%%
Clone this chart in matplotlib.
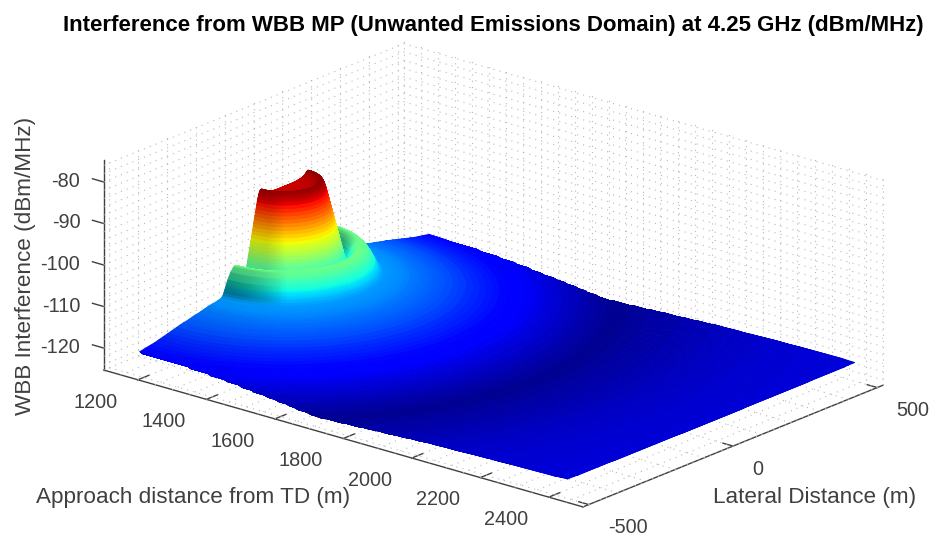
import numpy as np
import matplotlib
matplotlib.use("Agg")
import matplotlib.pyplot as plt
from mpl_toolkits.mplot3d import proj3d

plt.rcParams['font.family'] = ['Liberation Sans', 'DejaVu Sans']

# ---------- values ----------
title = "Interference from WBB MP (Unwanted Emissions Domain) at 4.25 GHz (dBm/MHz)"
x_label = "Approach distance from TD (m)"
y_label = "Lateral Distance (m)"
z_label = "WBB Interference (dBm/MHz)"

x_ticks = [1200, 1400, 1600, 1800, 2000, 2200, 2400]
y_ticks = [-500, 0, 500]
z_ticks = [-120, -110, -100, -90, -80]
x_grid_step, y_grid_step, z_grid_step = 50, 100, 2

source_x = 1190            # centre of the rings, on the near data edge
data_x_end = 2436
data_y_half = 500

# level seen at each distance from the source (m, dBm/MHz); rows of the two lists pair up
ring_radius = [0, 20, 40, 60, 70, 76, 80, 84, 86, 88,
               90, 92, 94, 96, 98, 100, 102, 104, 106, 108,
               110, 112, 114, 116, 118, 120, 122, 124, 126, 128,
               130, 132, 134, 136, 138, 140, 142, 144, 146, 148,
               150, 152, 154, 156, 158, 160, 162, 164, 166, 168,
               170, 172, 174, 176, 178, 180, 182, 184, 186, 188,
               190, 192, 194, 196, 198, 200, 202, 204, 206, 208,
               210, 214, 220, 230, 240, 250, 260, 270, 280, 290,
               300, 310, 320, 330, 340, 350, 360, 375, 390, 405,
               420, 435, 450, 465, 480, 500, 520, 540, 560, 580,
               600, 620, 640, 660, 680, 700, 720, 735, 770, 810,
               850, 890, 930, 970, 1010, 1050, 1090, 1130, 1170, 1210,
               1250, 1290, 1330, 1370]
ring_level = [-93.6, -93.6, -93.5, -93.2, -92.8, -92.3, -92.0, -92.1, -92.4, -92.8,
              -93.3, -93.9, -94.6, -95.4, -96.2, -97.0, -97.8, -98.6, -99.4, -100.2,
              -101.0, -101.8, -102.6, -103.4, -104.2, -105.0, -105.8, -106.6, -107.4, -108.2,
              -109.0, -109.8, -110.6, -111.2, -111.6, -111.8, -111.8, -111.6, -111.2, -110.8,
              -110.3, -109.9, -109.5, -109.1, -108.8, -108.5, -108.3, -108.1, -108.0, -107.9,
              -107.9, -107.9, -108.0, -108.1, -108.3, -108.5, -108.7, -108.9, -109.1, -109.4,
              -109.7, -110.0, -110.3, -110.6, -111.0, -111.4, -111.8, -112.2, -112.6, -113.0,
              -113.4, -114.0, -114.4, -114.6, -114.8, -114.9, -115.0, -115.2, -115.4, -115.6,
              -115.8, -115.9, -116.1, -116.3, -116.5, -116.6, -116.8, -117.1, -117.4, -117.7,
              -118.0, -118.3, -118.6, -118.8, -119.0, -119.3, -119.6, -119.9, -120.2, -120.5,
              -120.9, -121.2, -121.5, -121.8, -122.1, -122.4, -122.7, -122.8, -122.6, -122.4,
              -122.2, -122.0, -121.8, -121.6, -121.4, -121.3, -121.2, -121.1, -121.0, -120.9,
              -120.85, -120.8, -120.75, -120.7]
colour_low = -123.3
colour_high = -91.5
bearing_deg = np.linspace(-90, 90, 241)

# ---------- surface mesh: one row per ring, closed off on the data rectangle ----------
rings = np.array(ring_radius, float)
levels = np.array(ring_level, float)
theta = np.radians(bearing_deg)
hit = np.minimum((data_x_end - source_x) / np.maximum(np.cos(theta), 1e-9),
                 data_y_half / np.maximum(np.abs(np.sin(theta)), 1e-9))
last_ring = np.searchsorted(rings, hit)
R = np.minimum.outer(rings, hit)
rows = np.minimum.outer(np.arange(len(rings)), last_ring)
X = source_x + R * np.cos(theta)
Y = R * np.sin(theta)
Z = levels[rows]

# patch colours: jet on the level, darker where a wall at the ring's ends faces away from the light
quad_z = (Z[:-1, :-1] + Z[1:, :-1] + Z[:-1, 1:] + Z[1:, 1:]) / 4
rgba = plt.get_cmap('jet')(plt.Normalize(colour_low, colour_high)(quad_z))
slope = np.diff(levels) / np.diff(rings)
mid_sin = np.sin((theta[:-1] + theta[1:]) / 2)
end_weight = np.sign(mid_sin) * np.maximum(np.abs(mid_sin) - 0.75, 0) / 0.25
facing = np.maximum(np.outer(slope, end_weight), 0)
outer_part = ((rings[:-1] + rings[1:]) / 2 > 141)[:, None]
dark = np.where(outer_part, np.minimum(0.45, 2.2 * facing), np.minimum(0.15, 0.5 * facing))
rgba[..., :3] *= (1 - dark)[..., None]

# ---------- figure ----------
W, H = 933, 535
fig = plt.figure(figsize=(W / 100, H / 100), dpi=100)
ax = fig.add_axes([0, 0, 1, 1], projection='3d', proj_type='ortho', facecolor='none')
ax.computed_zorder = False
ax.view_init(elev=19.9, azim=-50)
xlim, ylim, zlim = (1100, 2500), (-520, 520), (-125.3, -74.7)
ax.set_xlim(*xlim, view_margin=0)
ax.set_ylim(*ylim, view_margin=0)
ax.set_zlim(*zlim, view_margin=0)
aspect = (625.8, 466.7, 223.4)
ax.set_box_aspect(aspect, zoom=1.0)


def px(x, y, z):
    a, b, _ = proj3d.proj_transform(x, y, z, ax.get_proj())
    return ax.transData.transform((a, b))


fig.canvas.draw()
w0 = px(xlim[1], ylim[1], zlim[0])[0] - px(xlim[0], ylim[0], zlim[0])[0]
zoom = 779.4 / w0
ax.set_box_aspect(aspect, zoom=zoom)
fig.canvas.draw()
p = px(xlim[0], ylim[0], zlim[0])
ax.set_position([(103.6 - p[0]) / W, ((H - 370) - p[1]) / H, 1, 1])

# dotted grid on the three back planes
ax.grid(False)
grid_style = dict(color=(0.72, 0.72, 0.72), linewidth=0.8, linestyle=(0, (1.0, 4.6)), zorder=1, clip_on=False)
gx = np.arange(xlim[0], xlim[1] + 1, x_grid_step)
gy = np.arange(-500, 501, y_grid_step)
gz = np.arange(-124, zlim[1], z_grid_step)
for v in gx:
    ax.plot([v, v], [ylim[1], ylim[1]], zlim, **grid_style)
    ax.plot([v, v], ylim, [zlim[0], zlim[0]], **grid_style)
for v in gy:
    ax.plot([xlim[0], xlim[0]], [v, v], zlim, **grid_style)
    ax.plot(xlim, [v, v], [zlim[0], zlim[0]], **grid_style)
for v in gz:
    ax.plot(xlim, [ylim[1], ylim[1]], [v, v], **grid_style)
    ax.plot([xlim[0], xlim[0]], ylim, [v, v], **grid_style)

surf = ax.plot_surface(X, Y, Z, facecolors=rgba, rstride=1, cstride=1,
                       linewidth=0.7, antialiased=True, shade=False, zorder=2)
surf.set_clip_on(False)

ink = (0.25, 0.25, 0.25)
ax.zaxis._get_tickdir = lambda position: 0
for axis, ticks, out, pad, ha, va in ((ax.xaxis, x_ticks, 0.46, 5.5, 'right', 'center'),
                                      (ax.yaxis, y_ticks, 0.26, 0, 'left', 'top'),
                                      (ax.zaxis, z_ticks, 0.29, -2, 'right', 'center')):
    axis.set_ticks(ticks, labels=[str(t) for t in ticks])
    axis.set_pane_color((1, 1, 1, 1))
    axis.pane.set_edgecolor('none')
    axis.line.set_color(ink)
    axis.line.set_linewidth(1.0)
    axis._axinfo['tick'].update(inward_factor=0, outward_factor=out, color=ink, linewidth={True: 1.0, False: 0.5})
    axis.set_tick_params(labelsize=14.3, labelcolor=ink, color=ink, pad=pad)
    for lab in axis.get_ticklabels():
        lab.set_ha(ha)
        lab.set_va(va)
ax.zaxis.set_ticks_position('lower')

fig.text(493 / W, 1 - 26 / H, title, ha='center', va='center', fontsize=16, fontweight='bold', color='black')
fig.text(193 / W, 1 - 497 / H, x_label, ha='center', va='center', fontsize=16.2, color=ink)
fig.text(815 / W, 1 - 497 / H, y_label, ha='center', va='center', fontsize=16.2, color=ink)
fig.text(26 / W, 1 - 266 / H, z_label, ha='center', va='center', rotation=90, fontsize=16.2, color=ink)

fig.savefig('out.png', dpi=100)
%%
● Short exercise:
Skip every picture and return the lines above from the top through the one that contains "data_y_half = 500".

● Reply to the task:
Clone this chart in matplotlib.
import numpy as np
import matplotlib
matplotlib.use("Agg")
import matplotlib.pyplot as plt
from mpl_toolkits.mplot3d import proj3d

plt.rcParams['font.family'] = ['Liberation Sans', 'DejaVu Sans']

# ---------- values ----------
title = "Interference from WBB MP (Unwanted Emissions Domain) at 4.25 GHz (dBm/MHz)"
x_label = "Approach distance from TD (m)"
y_label = "Lateral Distance (m)"
z_label = "WBB Interference (dBm/MHz)"

x_ticks = [1200, 1400, 1600, 1800, 2000, 2200, 2400]
y_ticks = [-500, 0, 500]
z_ticks = [-120, -110, -100, -90, -80]
x_grid_step, y_grid_step, z_grid_step = 50, 100, 2

source_x = 1190            # centre of the rings, on the near data edge
data_x_end = 2436
data_y_half = 500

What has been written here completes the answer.